*EXERCISE INPUTS:*
+ + +

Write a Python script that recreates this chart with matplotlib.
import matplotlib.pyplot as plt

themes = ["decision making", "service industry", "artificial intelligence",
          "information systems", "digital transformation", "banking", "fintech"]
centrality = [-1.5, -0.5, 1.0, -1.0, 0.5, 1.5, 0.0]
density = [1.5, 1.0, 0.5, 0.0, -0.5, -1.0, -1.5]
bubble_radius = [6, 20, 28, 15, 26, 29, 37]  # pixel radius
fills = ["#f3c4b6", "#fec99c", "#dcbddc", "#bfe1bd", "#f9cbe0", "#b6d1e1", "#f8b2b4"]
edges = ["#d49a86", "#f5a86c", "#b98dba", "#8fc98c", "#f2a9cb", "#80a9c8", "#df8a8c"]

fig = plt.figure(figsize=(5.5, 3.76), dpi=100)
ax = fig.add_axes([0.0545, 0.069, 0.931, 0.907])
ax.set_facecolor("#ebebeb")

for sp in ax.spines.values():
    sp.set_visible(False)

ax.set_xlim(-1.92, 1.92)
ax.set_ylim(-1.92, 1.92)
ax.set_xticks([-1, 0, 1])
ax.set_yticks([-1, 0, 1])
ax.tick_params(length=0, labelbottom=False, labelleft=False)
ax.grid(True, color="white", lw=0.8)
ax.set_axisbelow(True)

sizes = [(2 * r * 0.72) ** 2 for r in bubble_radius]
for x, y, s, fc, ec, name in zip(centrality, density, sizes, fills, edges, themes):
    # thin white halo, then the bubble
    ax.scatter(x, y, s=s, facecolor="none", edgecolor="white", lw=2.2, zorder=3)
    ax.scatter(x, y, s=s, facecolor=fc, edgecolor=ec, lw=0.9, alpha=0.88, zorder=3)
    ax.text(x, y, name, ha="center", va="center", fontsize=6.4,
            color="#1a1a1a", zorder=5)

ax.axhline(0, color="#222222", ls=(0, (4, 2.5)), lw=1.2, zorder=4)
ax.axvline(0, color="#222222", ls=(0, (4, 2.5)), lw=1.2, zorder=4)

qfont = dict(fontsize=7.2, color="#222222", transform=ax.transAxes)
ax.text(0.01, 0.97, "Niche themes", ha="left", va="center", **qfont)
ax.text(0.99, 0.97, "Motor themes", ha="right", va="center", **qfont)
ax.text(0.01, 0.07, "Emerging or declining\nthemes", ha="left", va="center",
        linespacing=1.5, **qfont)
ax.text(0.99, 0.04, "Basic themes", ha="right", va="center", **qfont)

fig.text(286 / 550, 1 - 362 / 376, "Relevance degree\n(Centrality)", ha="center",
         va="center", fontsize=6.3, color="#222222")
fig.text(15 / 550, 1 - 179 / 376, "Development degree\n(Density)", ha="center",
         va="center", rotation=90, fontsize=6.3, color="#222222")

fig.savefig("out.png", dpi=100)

+ + +

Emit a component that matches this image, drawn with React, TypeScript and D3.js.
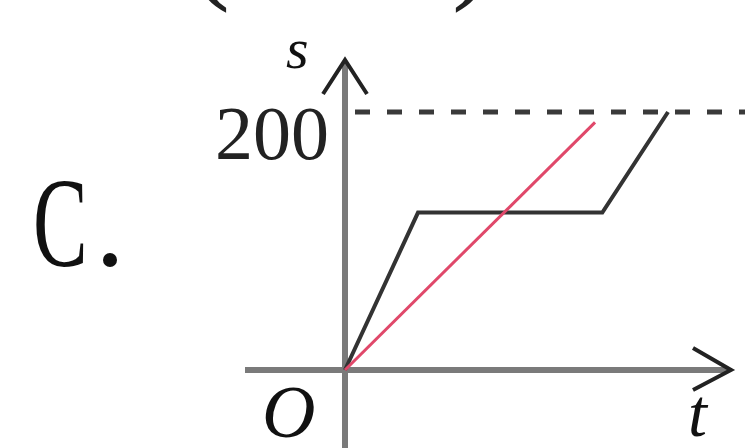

+ + +

*YOUR OBJECTIVE:* Repeat word for word the lines from the line with "Write a Python" to the line with "import matplotlib.pyplot as plt", both lines included.

*THE COMPLETED TASK:*
Write a Python script that recreates this chart with matplotlib.
import matplotlib.pyplot as plt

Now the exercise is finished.